- _WHAT YOU SHOULD DO_
Copy exactly the lines from the beginning of the data down to and including the line holding "1-483/588, (945-121)/1187, (483-12)/588])", without any pictures.

┄┄┄┄┄┄

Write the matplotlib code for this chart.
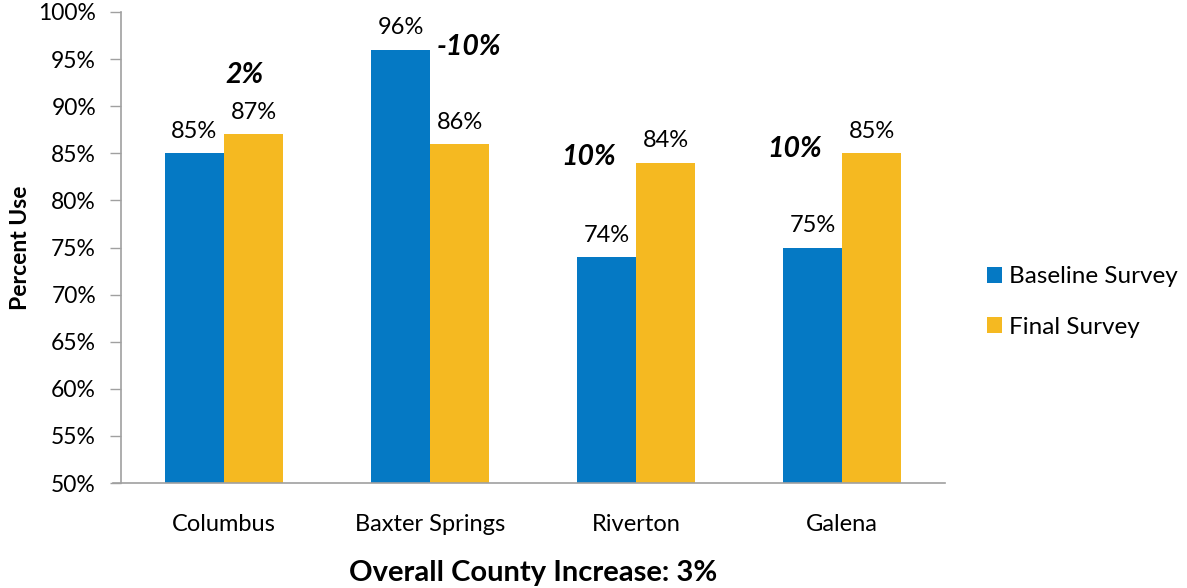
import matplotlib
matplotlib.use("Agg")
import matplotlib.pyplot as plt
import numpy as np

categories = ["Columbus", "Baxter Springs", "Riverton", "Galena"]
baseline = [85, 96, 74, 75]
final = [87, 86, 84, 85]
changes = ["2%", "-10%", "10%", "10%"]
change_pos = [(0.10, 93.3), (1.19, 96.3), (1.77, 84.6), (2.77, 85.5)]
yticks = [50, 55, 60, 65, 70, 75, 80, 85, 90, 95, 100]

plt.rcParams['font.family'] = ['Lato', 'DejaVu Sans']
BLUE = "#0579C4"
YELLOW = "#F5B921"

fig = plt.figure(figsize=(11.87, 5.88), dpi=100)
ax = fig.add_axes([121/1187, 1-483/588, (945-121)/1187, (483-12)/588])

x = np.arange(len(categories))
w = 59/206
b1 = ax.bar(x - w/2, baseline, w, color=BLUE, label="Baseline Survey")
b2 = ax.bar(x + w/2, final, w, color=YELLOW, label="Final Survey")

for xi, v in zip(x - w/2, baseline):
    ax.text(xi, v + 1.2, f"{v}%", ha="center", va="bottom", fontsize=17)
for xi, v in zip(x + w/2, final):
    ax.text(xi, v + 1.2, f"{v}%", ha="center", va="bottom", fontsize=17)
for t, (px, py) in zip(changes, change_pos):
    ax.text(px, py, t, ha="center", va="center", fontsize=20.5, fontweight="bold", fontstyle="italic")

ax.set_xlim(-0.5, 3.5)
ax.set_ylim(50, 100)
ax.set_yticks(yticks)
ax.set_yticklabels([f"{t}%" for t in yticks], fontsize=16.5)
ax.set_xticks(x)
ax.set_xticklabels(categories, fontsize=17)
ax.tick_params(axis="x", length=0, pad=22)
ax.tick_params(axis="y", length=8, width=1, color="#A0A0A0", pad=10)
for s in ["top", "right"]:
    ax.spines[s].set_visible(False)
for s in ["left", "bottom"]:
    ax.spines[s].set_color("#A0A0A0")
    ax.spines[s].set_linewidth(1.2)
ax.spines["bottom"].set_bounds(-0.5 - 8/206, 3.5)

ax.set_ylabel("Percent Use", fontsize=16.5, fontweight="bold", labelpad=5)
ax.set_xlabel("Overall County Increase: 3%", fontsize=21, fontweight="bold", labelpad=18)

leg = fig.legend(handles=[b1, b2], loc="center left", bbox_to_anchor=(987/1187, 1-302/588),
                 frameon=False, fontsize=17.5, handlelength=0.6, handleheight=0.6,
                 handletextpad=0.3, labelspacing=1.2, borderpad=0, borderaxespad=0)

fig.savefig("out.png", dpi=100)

┄┄┄┄┄┄

- _RESULT OF THE TASK_
Write the matplotlib code for this chart.
import matplotlib
matplotlib.use("Agg")
import matplotlib.pyplot as plt
import numpy as np

categories = ["Columbus", "Baxter Springs", "Riverton", "Galena"]
baseline = [85, 96, 74, 75]
final = [87, 86, 84, 85]
changes = ["2%", "-10%", "10%", "10%"]
change_pos = [(0.10, 93.3), (1.19, 96.3), (1.77, 84.6), (2.77, 85.5)]
yticks = [50, 55, 60, 65, 70, 75, 80, 85, 90, 95, 100]

plt.rcParams['font.family'] = ['Lato', 'DejaVu Sans']
BLUE = "#0579C4"
YELLOW = "#F5B921"

fig = plt.figure(figsize=(11.87, 5.88), dpi=100)
ax = fig.add_axes([121/1187, 1-483/588, (945-121)/1187, (483-12)/588])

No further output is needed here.